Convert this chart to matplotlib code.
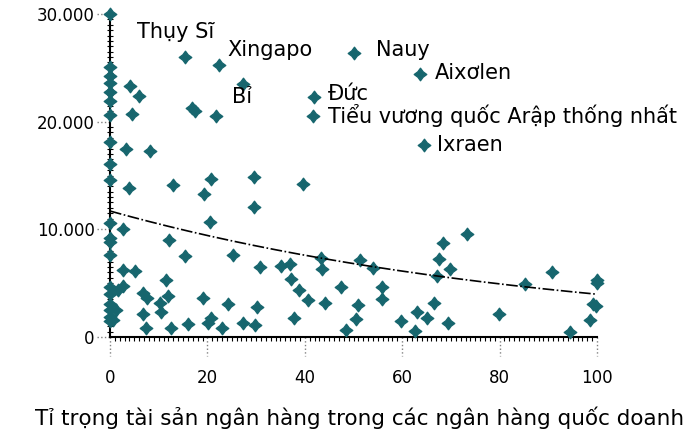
import numpy as np
import matplotlib
matplotlib.use('Agg')
import matplotlib.pyplot as plt
from matplotlib.path import Path
from matplotlib.ticker import MultipleLocator, FuncFormatter
import matplotlib.transforms as mtransforms

# diem tren truc tung (ti trong = 0)
x_axis_pts = [0] * 20
y_axis_pts = [30000, 25100, 24200, 23600, 22800, 21900, 20600, 18100, 16100, 14600,
              10600, 9200, 8800, 7600, 4600, 4000, 3100, 2500, 1900, 1500]

# cac nuoc co ten
label_names = ['Thụy Sĩ', 'Xingapo', 'Bỉ', 'Nauy', 'Aixơlen', 'Đức',
               'Tiểu vương quốc Arập thống nhất', 'Ixraen']
label_x = [15.4, 22.4, 27.4, 50.1, 63.7, 41.9, 41.6, 64.5]
label_y = [26000, 25300, 23500, 26400, 24400, 22300, 20500, 17800]

# cac nuoc con lai
other_x = [4.2, 6.0, 16.8, 17.5, 21.8, 4.6, 3.3, 8.2, 3.8, 13.0, 19.3, 20.7, 29.6, 29.6, 39.6, 20.6,
           2.7, 12.1, 15.4, 25.3, 30.7, 2.7, 5.1, 11.5, 2.7, 1.7, 6.8, 7.6, 12.0, 10.2, 19.1, 24.2,
           30.1, 1.3, 6.8, 10.5, 0.7, 20.7, 16.0, 20.1, 7.3, 12.6, 23.1, 27.4, 29.8,
           35.2, 37.0, 43.4, 43.5, 51.4, 54.0, 37.2, 38.8, 40.6, 47.5, 44.1, 55.8, 55.9, 51.0,
           50.6, 48.5, 37.7, 59.7, 63.0, 65.0, 62.7, 66.6,
           73.3, 68.4, 67.6, 69.8, 67.2, 69.4, 79.8, 85.3, 90.7, 99.9, 99.9, 99.2, 99.8, 98.6, 94.5]
other_y = [23300, 22400, 21300, 21000, 20500, 20700, 17500, 17300, 13800, 14100, 13300, 14650, 14900, 12100, 14200, 10700,
           10000, 9000, 7550, 7600, 6500, 6200, 6150, 5300, 4740, 4350, 4100, 3600, 3800, 3200, 3650, 3040,
           2800, 2550, 2170, 2300, 1600, 1780, 1240, 1300, 810, 850, 850, 1270, 1110,
           6580, 6770, 7350, 6350, 7120, 6420, 5380, 4370, 3400, 4670, 3130, 4600, 3560, 2970,
           1650, 620, 1810, 1450, 2300, 1740, 560, 3200,
           9550, 8700, 7240, 6350, 5650, 1270, 2120, 4940, 6000, 5300, 5000, 3050, 2900, 1580, 420]

# do lech nhan (pixel)
label_dx = [-48, 8, -11, 22, 15, 14, 15, 13]
label_dy = [25, 15, -13, 3, 1, 3, 1, 0]

# duong xu huong mu
trend_a = 11700
trend_b = -0.0108

x_ticks = [0, 20, 40, 60, 80, 100]
y_ticks = [0, 10000, 20000, 30000]

fig = plt.figure(figsize=(6.91, 4.45), dpi=100)
ax = fig.add_axes([110/691, 1-337/445, 487/691, 323/445])

# marker hinh sao 4 canh
ang = np.arange(8) * np.pi / 4 + np.pi / 2
rad = np.where(np.arange(8) % 2 == 0, 1.0, 0.6)
verts = np.column_stack([rad*np.cos(ang), rad*np.sin(ang)])
verts = np.vstack([verts, verts[:1]])
star = Path(verts, [Path.MOVETO] + [Path.LINETO]*7 + [Path.CLOSEPOLY])

col = '#17666e'
all_x = x_axis_pts + label_x + other_x
all_y = y_axis_pts + label_y + other_y
ax.plot(all_x, all_y, ls='none', marker=star, ms=9, mfc=col, mec=col, clip_on=False, zorder=3)

xs = np.linspace(0, 100, 200)
ax.plot(xs, trend_a*np.exp(trend_b*xs), color='black', lw=1.2, ls=(0, (7, 1.5, 1, 1.5)), zorder=4)

for name, x, y, dx, dy in zip(label_names, label_x, label_y, label_dx, label_dy):
    ax.annotate(name, (x, y), xytext=(dx, dy), textcoords='offset pixels',
                ha='left', va='center', fontsize=15, family='DejaVu Sans')

ax.set_xlim(0, 100)
ax.set_ylim(0, 30000)
for s in ['top', 'right']:
    ax.spines[s].set_visible(False)
ax.spines['left'].set_linewidth(1.5)
ax.spines['bottom'].set_linewidth(1.5)

ax.set_xticks(x_ticks)
ax.set_yticks(y_ticks)
ax.xaxis.set_minor_locator(MultipleLocator(1))
ax.yaxis.set_minor_locator(MultipleLocator(500))
ax.yaxis.set_major_formatter(FuncFormatter(lambda v, p: f'{int(v):,}'.replace(',', '.')))
ax.tick_params(which='major', length=0, labelsize=12)
ax.tick_params(axis='y', which='major', pad=11)
ax.tick_params(axis='x', which='major', pad=23)
ax.tick_params(axis='x', which='minor', length=3, width=0.8, direction='out')
ax.tick_params(axis='y', which='minor', length=5, width=0.8, direction='inout')

# vach cham cham o cac moc chinh
ty = mtransforms.blended_transform_factory(ax.transAxes, ax.transData)
for v in y_ticks:
    ax.plot([-0.027, 0], [v, v], transform=ty, color='gray', ls=':', lw=1, clip_on=False)
tx = mtransforms.blended_transform_factory(ax.transData, ax.transAxes)
for v in x_ticks:
    ax.plot([v, v], [0, -0.06], transform=tx, color='gray', ls=':', lw=1, clip_on=False)

fig.text(360/691, 1-418/445, 'Tỉ trọng tài sản ngân hàng trong các ngân hàng quốc doanh',
         ha='center', va='center', fontsize=15.5)

fig.savefig('out.png', dpi=100)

○ ○ ○ ○ ○

### What this task involves
Retype the whole listing, keeping every line identical and omitting all pictures.

### Written response
Convert this chart to matplotlib code.
import numpy as np
import matplotlib
matplotlib.use('Agg')
import matplotlib.pyplot as plt
from matplotlib.path import Path
from matplotlib.ticker import MultipleLocator, FuncFormatter
import matplotlib.transforms as mtransforms

# diem tren truc tung (ti trong = 0)
x_axis_pts = [0] * 20
y_axis_pts = [30000, 25100, 24200, 23600, 22800, 21900, 20600, 18100, 16100, 14600,
              10600, 9200, 8800, 7600, 4600, 4000, 3100, 2500, 1900, 1500]

# cac nuoc co ten
label_names = ['Thụy Sĩ', 'Xingapo', 'Bỉ', 'Nauy', 'Aixơlen', 'Đức',
               'Tiểu vương quốc Arập thống nhất', 'Ixraen']
label_x = [15.4, 22.4, 27.4, 50.1, 63.7, 41.9, 41.6, 64.5]
label_y = [26000, 25300, 23500, 26400, 24400, 22300, 20500, 17800]

# cac nuoc con lai
other_x = [4.2, 6.0, 16.8, 17.5, 21.8, 4.6, 3.3, 8.2, 3.8, 13.0, 19.3, 20.7, 29.6, 29.6, 39.6, 20.6,
           2.7, 12.1, 15.4, 25.3, 30.7, 2.7, 5.1, 11.5, 2.7, 1.7, 6.8, 7.6, 12.0, 10.2, 19.1, 24.2,
           30.1, 1.3, 6.8, 10.5, 0.7, 20.7, 16.0, 20.1, 7.3, 12.6, 23.1, 27.4, 29.8,
           35.2, 37.0, 43.4, 43.5, 51.4, 54.0, 37.2, 38.8, 40.6, 47.5, 44.1, 55.8, 55.9, 51.0,
           50.6, 48.5, 37.7, 59.7, 63.0, 65.0, 62.7, 66.6,
           73.3, 68.4, 67.6, 69.8, 67.2, 69.4, 79.8, 85.3, 90.7, 99.9, 99.9, 99.2, 99.8, 98.6, 94.5]
other_y = [23300, 22400, 21300, 21000, 20500, 20700, 17500, 17300, 13800, 14100, 13300, 14650, 14900, 12100, 14200, 10700,
           10000, 9000, 7550, 7600, 6500, 6200, 6150, 5300, 4740, 4350, 4100, 3600, 3800, 3200, 3650, 3040,
           2800, 2550, 2170, 2300, 1600, 1780, 1240, 1300, 810, 850, 850, 1270, 1110,
           6580, 6770, 7350, 6350, 7120, 6420, 5380, 4370, 3400, 4670, 3130, 4600, 3560, 2970,
           1650, 620, 1810, 1450, 2300, 1740, 560, 3200,
           9550, 8700, 7240, 6350, 5650, 1270, 2120, 4940, 6000, 5300, 5000, 3050, 2900, 1580, 420]

# do lech nhan (pixel)
label_dx = [-48, 8, -11, 22, 15, 14, 15, 13]
label_dy = [25, 15, -13, 3, 1, 3, 1, 0]

# duong xu huong mu
trend_a = 11700
trend_b = -0.0108

x_ticks = [0, 20, 40, 60, 80, 100]
y_ticks = [0, 10000, 20000, 30000]

fig = plt.figure(figsize=(6.91, 4.45), dpi=100)
ax = fig.add_axes([110/691, 1-337/445, 487/691, 323/445])

# marker hinh sao 4 canh
ang = np.arange(8) * np.pi / 4 + np.pi / 2
rad = np.where(np.arange(8) % 2 == 0, 1.0, 0.6)
verts = np.column_stack([rad*np.cos(ang), rad*np.sin(ang)])
verts = np.vstack([verts, verts[:1]])
star = Path(verts, [Path.MOVETO] + [Path.LINETO]*7 + [Path.CLOSEPOLY])

col = '#17666e'
all_x = x_axis_pts + label_x + other_x
all_y = y_axis_pts + label_y + other_y
ax.plot(all_x, all_y, ls='none', marker=star, ms=9, mfc=col, mec=col, clip_on=False, zorder=3)

xs = np.linspace(0, 100, 200)
ax.plot(xs, trend_a*np.exp(trend_b*xs), color='black', lw=1.2, ls=(0, (7, 1.5, 1, 1.5)), zorder=4)

for name, x, y, dx, dy in zip(label_names, label_x, label_y, label_dx, label_dy):
    ax.annotate(name, (x, y), xytext=(dx, dy), textcoords='offset pixels',
                ha='left', va='center', fontsize=15, family='DejaVu Sans')

ax.set_xlim(0, 100)
ax.set_ylim(0, 30000)
for s in ['top', 'right']:
    ax.spines[s].set_visible(False)
ax.spines['left'].set_linewidth(1.5)
ax.spines['bottom'].set_linewidth(1.5)

ax.set_xticks(x_ticks)
ax.set_yticks(y_ticks)
ax.xaxis.set_minor_locator(MultipleLocator(1))
ax.yaxis.set_minor_locator(MultipleLocator(500))
ax.yaxis.set_major_formatter(FuncFormatter(lambda v, p: f'{int(v):,}'.replace(',', '.')))
ax.tick_params(which='major', length=0, labelsize=12)
ax.tick_params(axis='y', which='major', pad=11)
ax.tick_params(axis='x', which='major', pad=23)
ax.tick_params(axis='x', which='minor', length=3, width=0.8, direction='out')
ax.tick_params(axis='y', which='minor', length=5, width=0.8, direction='inout')

# vach cham cham o cac moc chinh
ty = mtransforms.blended_transform_factory(ax.transAxes, ax.transData)
for v in y_ticks:
    ax.plot([-0.027, 0], [v, v], transform=ty, color='gray', ls=':', lw=1, clip_on=False)
tx = mtransforms.blended_transform_factory(ax.transData, ax.transAxes)
for v in x_ticks:
    ax.plot([v, v], [0, -0.06], transform=tx, color='gray', ls=':', lw=1, clip_on=False)

fig.text(360/691, 1-418/445, 'Tỉ trọng tài sản ngân hàng trong các ngân hàng quốc doanh',
         ha='center', va='center', fontsize=15.5)

fig.savefig('out.png', dpi=100)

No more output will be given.